Over halfway through the race, and the cumulative kilometres will have a lot of the riders in trouble … and it only gets harder in the final two stages.
Stage 4 this year covers 130 kilometres from Evesham to Worcester. The main difficulty is the first-category climb of Snowshill on the northern fringes of the Cotswolds; this might be the launchpad for an escape, but it is probably too far from the finish for any overall contenders to take such a risk.
What might happen, though, is that teams like Boels-Dolmans, Wiggle-High5 and Canyon-SRAM might fire someone up the road to help their team leaders later on.
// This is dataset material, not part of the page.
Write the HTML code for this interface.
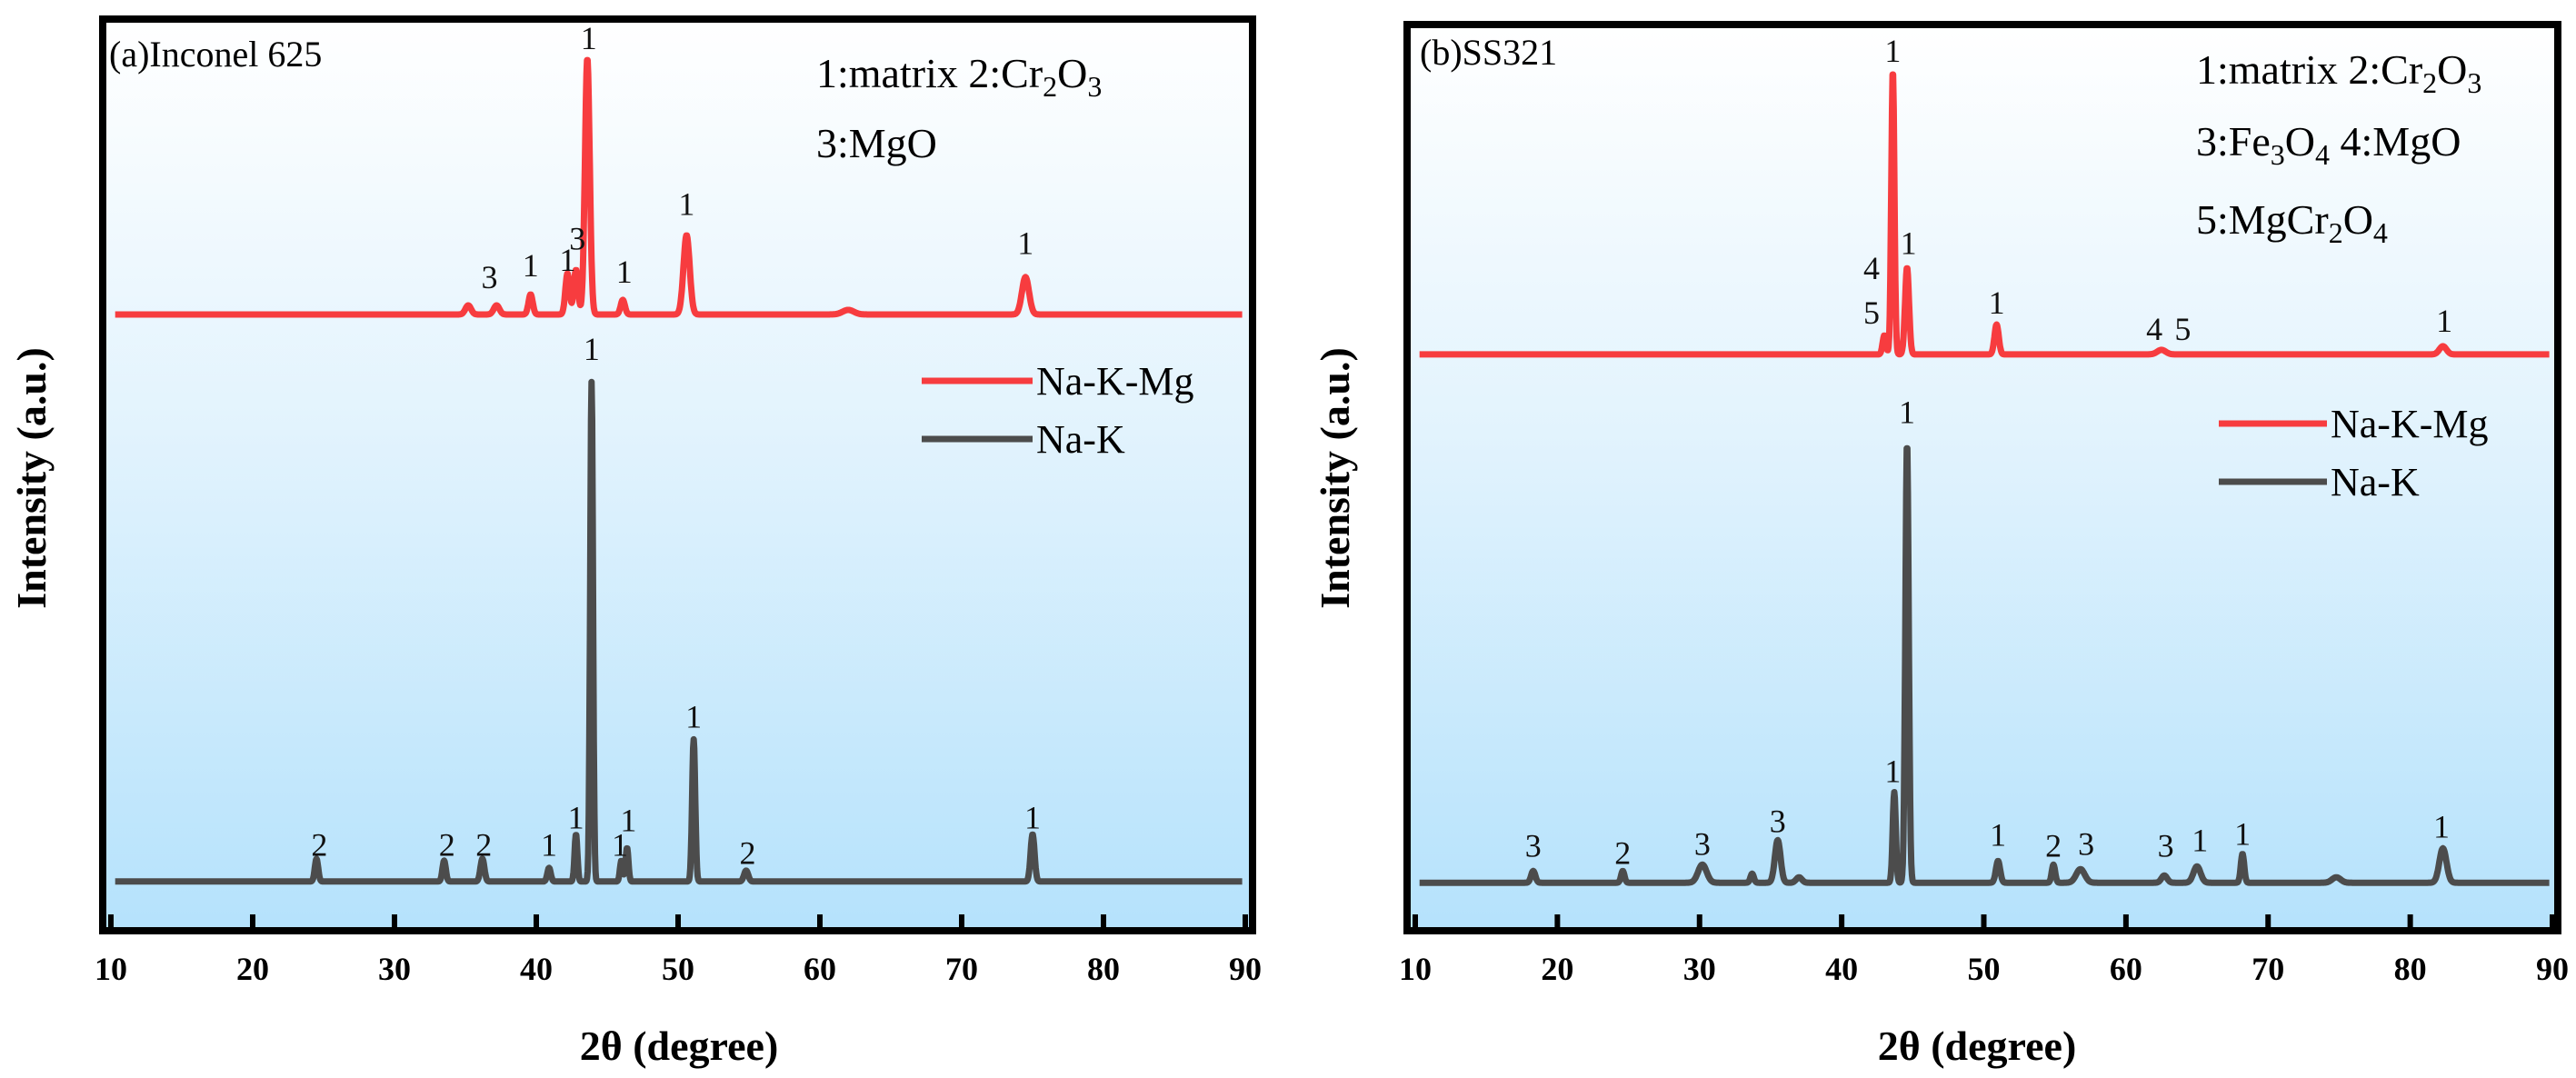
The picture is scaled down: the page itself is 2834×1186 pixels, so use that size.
<!DOCTYPE html>
<html><head><meta charset="utf-8"><style>
html,body{margin:0;padding:0;background:#fff;}
svg{display:block;}
text,tspan{font-family:"Liberation Serif","Times New Roman",serif;}
</style></head><body>
<svg id="chart" width="2834" height="1186" viewBox="0 0 2834 1186" xmlns="http://www.w3.org/2000/svg">
<defs>
<linearGradient id="bg" x1="0" y1="0" x2="0" y2="1">
<stop offset="0" stop-color="#ffffff"/>
<stop offset="0.45" stop-color="#e2f3fd"/>
<stop offset="1" stop-color="#b5e2fc"/>
</linearGradient>
</defs>
<g id="panelA"></g>
<g id="panelB"></g>
</svg>
<script>
// x tick values
const xTicks = [10,20,30,40,50,60,70,80,90];
// Panel (a) peaks: positions (deg), heights (a.u.), widths (deg)
const aRedPos = [35.2,37.2,39.6,42.2,42.8,43.6,46.1,50.6,62.0,74.5];
const aRedH   = [10,10,22,45,49,281,16,87,5,41];
const aRedW   = [0.2,0.2,0.15,0.15,0.15,0.17,0.15,0.22,0.4,0.25];
const aGrayPos = [24.5,33.5,36.2,40.9,42.8,43.9,46.0,46.4,51.1,54.8,75.0];
const aGrayH   = [25,23,25,15,52,548,23,37,156,12,52];
const aGrayW   = [0.12,0.12,0.14,0.12,0.1,0.1,0.1,0.1,0.11,0.15,0.14];
const aRedBase = 676, aGrayBase = 54;
// Panel (b)
const bRedPos = [43.0,43.6,44.6,50.9,62.5,82.3];
const bRedH   = [21,314,96,33,5,9];
const bRedW   = [0.12,0.11,0.14,0.15,0.3,0.25];
const bGrayPos = [18.3,24.6,30.2,33.7,35.5,37.0,43.7,44.6,51.0,54.9,56.8,62.7,65.0,68.2,74.8,82.3];
const bGrayH   = [13,13,20,10,47,6,100,486,24,20,15,8,18,32,6,38];
const bGrayW   = [0.15,0.12,0.3,0.12,0.2,0.2,0.11,0.12,0.15,0.12,0.3,0.2,0.25,0.12,0.3,0.25];
const bRedBase = 636, bGrayBase = 53;
// Peak labels: [deg, y(a.u.), text]
const aLabels = [[43.7,979,"1"],[50.6,797,"1"],[36.7,717,"3"],[39.6,730,"1"],[42.2,736,"1"],[42.9,759,"3"],[46.2,723,"1"],[74.5,754,"1"],
  [24.7,94,"2"],[33.7,94,"2"],[36.3,94,"2"],[40.9,94,"1"],[42.8,124,"1"],[43.9,638,"1"],[45.9,94,"1"],[46.5,121,"1"],[51.1,235,"1"],[54.9,85,"2"],[75.0,124,"1"]];
const bLabels = [[43.6,971,"1"],[42.1,731,"4"],[42.1,682,"5"],[44.7,759,"1"],[50.9,693,"1"],[62.0,664,"4"],[64.0,664,"5"],[82.4,673,"1"],
  [18.3,94,"3"],[24.6,86,"2"],[30.2,96,"3"],[35.5,121,"3"],[43.6,176,"1"],[44.6,572,"1"],[51.0,106,"1"],[54.9,94,"2"],[57.2,96,"3"],[62.8,94,"3"],[65.2,100,"1"],[68.2,107,"1"],[82.2,115,"1"]];

const NS="http://www.w3.org/2000/svg";
function mk(tag,attrs,parent){const e=document.createElementNS(NS,tag);for(const k in attrs)e.setAttribute(k,attrs[k]);parent.appendChild(e);return e;}

function panel(g,cfg){
  const L=cfg.x0,R=cfg.x1,T=cfg.top,B=cfg.bot;
  const xs=v=>cfg.px10+(v-10)*(cfg.px90-cfg.px10)/80;
  const ys=v=>B-v*(B-T)/1000;
  const bg=mk('rect',{x:L,y:T,width:R-L,height:B-T,fill:'url(#bg)'},g);
  
  
  function trace(pos,h,w,base,color,name){
    let d='';
    for(let x=10.3;x<=89.8;x+=0.04){
      let y=base;
      for(let i=0;i<pos.length;i++){const z=(x-pos[i])/w[i];y+=h[i]*Math.exp(-0.5*z*z);}
      d+=(d?'L':'M')+xs(x).toFixed(1)+','+ys(y).toFixed(1);
    }
    const p=mk('path',{d:d,fill:'none',stroke:color,'stroke-width':7,'stroke-linejoin':'round'},g);
    
    
  }
  trace(cfg.rp,cfg.rh,cfg.rw,cfg.rb,'#f73c3f','series-na-k-mg');
  trace(cfg.gp,cfg.gh,cfg.gw,cfg.gb,'#4c4c4c','series-na-k');
  cfg.labels.forEach(l=>{
    const t=mk('text',{x:xs(l[0]),y:ys(l[1])+12,'font-size':36,'text-anchor':'middle',fill:'#111'},g);
    t.textContent=l[2];
    
    
  });
  const fr=mk('rect',{x:L,y:T,width:R-L,height:B-T,fill:'none',stroke:'#000','stroke-width':8},g);
  
  
  xTicks.forEach(v=>{
    const tk=mk('line',{x1:xs(v),x2:xs(v),y1:B,y2:B-18,stroke:'#000','stroke-width':6},g);
    
    
    const tl=mk('text',{x:xs(v),y:1078,'font-size':36,'font-weight':'bold','text-anchor':'middle'},g);
    tl.textContent=v;
    
    
  });
}

const A=document.getElementById('panelA'),Bp=document.getElementById('panelB');
panel(A,{x0:113,x1:1378,top:21,bot:1024,px10:122,px90:1370,rp:aRedPos,rh:aRedH,rw:aRedW,rb:aRedBase,gp:aGrayPos,gh:aGrayH,gw:aGrayW,gb:aGrayBase,labels:aLabels});
panel(Bp,{x0:1548,x1:2814,top:27,bot:1024,px10:1557,px90:2808,rp:bRedPos,rh:bRedH,rw:bRedW,rb:bRedBase,gp:bGrayPos,gh:bGrayH,gw:bGrayW,gb:bGrayBase,labels:bLabels});
</script>
<svg style="position:absolute;left:0;top:0" width="2834" height="1186" xmlns="http://www.w3.org/2000/svg">
<text x="120" y="73" font-size="40">(a)Inconel 625</text>
<text x="898" y="96" font-size="46">1:matrix 2:Cr<tspan font-size="32" dy="10">2</tspan><tspan dy="-10">O</tspan><tspan font-size="32" dy="10">3</tspan></text>
<text x="898" y="173" font-size="46">3:MgO</text>
<line x1="1014" y1="419" x2="1136" y2="419" stroke="#f73c3f" stroke-width="7"/>
<text x="1140" y="434" font-size="44">Na-K-Mg</text>
<line x1="1014" y1="483" x2="1136" y2="483" stroke="#4c4c4c" stroke-width="7"/>
<text x="1140" y="498" font-size="44">Na-K</text>
<text transform="translate(50,526) rotate(-90)" font-size="46" font-weight="bold" text-anchor="middle">Intensity (a.u.)</text>
<text x="747" y="1166" font-size="46" font-weight="bold" text-anchor="middle">2θ (degree)</text>

<text x="1562" y="71" font-size="40">(b)SS321</text>
<text x="2416" y="92" font-size="46">1:matrix 2:Cr<tspan font-size="32" dy="10">2</tspan><tspan dy="-10">O</tspan><tspan font-size="32" dy="10">3</tspan></text>
<text x="2416" y="171" font-size="46">3:Fe<tspan font-size="32" dy="10">3</tspan><tspan dy="-10">O</tspan><tspan font-size="32" dy="10">4</tspan><tspan dy="-10"> 4:MgO</tspan></text>
<text x="2416" y="257" font-size="46">5:MgCr<tspan font-size="32" dy="10">2</tspan><tspan dy="-10">O</tspan><tspan font-size="32" dy="10">4</tspan></text>
<line x1="2441" y1="466" x2="2560" y2="466" stroke="#f73c3f" stroke-width="7"/>
<text x="2564" y="481" font-size="44">Na-K-Mg</text>
<line x1="2441" y1="530" x2="2560" y2="530" stroke="#4c4c4c" stroke-width="7"/>
<text x="2564" y="545" font-size="44">Na-K</text>
<text transform="translate(1484,526) rotate(-90)" font-size="46" font-weight="bold" text-anchor="middle">Intensity (a.u.)</text>
<text x="2175" y="1166" font-size="46" font-weight="bold" text-anchor="middle">2θ (degree)</text>
</svg>
</body></html>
It will be tough for Sunweb to decide what tactic to employ – defend everything and risk burning themselves out? Let an early break go and anticipate that the other teams will chase?
Even more complexity is added by the fact that the first intermediate sprint comes right at the bottom of the first QOM … should they control the race as far as that for Rivera to try and gain more bonus seconds, or hope that riders way down the classification break clear early on?
If that scenario happens, it would be a safe bet that WNT’s Winanda Spoor will be involved, a brave rider never shy of a long escape.
The third-category climb of Atch Lench comes just after half-distance, with the second intermediate sprint at Inkberrow following on (92kms). The remainder of the route is up-and-down, short nasty uncategorised climbs and a lot of pain. Expect a Classics-type rider to come out on top … why not the world champion Chantal Blaak?